§ Recorded data:
*-*-*
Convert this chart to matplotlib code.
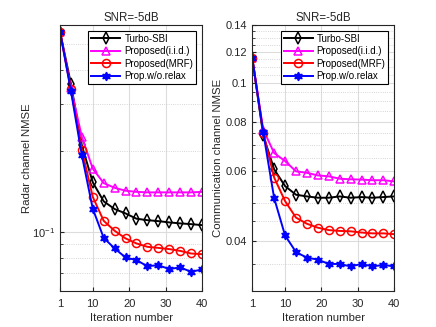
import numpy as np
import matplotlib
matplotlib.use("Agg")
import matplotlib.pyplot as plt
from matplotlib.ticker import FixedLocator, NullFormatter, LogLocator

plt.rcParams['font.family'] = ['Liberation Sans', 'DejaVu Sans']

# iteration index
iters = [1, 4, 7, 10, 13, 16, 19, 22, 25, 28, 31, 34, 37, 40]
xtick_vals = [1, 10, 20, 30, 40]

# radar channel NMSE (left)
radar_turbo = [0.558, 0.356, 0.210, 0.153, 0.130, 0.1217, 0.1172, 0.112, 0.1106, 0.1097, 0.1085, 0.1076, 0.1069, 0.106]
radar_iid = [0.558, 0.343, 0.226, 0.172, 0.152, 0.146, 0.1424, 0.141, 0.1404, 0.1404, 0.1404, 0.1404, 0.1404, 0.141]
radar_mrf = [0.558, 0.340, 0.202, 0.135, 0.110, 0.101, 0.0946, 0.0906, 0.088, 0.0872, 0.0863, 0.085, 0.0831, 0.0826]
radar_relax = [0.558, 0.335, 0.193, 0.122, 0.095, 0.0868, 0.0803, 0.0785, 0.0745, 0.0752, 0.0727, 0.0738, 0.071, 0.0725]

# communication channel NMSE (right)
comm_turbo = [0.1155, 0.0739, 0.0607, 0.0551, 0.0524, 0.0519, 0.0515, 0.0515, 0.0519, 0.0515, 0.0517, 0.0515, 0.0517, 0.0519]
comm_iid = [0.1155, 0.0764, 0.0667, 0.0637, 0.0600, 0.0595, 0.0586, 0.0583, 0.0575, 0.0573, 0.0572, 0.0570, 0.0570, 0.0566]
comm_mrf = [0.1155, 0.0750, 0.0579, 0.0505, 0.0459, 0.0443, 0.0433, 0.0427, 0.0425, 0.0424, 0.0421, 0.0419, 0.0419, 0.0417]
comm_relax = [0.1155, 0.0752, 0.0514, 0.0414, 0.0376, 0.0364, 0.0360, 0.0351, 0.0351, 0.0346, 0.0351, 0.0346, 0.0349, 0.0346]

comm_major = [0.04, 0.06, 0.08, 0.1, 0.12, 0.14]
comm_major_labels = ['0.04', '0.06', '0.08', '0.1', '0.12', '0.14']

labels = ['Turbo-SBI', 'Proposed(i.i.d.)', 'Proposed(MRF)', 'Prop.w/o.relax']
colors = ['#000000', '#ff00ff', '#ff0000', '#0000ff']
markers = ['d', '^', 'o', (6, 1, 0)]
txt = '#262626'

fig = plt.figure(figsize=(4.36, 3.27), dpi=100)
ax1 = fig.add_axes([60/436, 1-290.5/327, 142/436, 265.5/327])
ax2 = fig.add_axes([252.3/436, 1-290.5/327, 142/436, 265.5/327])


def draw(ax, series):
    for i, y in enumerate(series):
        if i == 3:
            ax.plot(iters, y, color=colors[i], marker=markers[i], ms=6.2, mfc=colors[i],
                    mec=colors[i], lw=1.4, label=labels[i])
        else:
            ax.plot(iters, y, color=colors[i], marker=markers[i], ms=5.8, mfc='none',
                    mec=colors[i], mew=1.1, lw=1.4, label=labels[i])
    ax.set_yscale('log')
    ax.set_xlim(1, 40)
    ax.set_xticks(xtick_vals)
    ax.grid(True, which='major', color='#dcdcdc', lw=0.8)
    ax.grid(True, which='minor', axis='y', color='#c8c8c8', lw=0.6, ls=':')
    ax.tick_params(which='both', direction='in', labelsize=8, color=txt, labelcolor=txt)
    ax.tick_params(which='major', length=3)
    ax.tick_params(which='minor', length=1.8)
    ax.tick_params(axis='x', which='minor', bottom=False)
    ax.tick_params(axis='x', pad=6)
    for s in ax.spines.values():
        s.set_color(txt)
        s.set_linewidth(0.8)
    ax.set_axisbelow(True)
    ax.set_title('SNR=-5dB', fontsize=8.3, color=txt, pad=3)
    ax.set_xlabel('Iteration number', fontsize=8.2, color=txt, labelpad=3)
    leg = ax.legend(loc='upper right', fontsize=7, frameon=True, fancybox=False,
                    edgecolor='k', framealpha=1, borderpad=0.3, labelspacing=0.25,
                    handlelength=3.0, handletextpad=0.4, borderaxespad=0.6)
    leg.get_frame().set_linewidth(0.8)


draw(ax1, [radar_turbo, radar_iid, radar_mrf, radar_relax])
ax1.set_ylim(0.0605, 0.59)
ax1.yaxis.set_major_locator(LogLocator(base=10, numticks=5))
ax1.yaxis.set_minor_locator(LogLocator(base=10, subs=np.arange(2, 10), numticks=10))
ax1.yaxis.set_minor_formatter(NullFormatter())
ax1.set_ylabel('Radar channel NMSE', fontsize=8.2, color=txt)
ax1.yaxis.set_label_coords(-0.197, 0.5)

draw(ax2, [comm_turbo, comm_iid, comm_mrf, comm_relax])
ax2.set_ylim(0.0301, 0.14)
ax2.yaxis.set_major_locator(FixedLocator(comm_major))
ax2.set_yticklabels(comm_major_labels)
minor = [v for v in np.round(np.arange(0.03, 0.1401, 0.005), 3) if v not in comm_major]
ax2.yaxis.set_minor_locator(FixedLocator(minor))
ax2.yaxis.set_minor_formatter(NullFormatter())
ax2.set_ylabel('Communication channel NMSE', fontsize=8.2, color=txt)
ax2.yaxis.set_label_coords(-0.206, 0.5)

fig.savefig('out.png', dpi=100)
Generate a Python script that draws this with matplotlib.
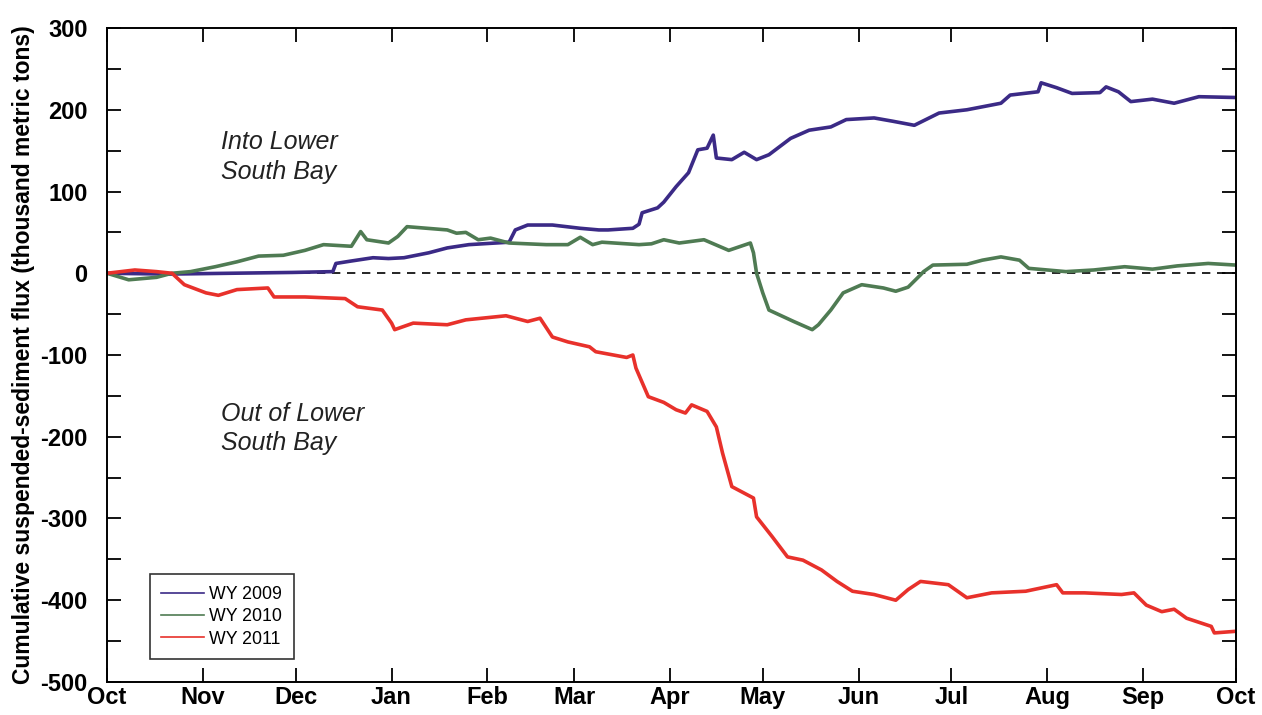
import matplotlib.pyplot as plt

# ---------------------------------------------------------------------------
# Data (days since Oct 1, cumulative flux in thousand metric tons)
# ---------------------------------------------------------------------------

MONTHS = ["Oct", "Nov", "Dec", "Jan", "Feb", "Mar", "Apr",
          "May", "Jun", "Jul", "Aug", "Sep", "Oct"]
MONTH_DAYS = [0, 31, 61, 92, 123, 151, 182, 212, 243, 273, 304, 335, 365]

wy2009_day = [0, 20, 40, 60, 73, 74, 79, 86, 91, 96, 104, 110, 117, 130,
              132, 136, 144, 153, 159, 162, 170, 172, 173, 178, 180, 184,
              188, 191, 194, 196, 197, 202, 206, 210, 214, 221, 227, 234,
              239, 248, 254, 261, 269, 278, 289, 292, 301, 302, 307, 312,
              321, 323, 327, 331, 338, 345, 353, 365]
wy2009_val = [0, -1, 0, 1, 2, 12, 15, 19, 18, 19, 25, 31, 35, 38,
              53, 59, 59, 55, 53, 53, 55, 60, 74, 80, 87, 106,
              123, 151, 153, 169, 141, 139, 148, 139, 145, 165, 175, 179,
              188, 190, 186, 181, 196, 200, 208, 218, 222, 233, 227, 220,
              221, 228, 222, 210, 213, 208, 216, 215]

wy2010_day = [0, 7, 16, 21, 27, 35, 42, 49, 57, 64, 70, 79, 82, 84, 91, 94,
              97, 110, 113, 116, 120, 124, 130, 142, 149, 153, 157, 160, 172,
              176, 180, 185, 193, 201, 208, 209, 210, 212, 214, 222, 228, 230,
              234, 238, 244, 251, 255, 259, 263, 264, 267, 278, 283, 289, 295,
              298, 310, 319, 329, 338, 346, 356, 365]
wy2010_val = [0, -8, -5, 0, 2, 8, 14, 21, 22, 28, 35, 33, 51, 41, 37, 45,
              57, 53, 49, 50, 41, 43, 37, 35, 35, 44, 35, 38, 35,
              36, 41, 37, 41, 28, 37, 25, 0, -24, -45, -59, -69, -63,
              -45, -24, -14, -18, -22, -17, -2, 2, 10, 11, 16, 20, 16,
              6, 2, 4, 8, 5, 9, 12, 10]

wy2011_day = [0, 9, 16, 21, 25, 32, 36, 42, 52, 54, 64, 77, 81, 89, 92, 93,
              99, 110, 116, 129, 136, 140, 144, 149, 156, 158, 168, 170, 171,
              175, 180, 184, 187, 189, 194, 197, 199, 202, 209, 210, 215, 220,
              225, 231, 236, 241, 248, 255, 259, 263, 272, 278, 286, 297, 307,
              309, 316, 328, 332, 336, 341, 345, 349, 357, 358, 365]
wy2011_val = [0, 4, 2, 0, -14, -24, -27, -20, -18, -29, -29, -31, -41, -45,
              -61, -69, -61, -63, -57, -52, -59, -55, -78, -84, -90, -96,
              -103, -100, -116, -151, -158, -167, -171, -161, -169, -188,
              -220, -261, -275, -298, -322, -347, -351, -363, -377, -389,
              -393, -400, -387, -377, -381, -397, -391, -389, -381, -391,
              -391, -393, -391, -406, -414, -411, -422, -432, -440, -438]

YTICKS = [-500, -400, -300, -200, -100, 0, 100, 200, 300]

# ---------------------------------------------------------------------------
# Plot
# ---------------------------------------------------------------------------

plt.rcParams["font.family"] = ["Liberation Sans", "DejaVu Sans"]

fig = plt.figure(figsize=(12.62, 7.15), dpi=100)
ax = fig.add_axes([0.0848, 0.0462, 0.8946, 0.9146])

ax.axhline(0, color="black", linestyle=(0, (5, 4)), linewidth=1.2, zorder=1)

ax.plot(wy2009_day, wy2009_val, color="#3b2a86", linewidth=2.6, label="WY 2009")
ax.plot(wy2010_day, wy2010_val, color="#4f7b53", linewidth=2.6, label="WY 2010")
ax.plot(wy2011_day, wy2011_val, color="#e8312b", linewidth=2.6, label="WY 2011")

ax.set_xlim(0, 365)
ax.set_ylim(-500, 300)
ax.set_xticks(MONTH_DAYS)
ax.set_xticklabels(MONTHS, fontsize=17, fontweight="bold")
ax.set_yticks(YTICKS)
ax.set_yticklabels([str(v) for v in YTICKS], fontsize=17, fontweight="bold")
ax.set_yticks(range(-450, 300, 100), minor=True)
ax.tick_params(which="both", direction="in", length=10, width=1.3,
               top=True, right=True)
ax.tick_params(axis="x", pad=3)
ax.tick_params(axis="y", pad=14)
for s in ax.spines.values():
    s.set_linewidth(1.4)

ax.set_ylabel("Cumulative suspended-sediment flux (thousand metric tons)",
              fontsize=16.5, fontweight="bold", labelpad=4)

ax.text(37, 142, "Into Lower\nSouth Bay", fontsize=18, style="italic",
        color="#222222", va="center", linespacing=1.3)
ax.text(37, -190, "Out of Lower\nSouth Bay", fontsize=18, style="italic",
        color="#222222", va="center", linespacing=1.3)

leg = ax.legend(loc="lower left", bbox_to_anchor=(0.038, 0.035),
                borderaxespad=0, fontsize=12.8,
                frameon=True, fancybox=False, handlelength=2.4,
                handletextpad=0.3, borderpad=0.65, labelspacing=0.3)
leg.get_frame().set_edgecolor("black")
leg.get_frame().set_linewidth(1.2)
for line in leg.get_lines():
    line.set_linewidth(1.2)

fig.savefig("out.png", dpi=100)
*-*-*
§ Task description: Look over the records above and copy each line that includes the string "this".

§ Expected output:
Convert this chart to matplotlib code.
Generate a Python script that draws this with matplotlib.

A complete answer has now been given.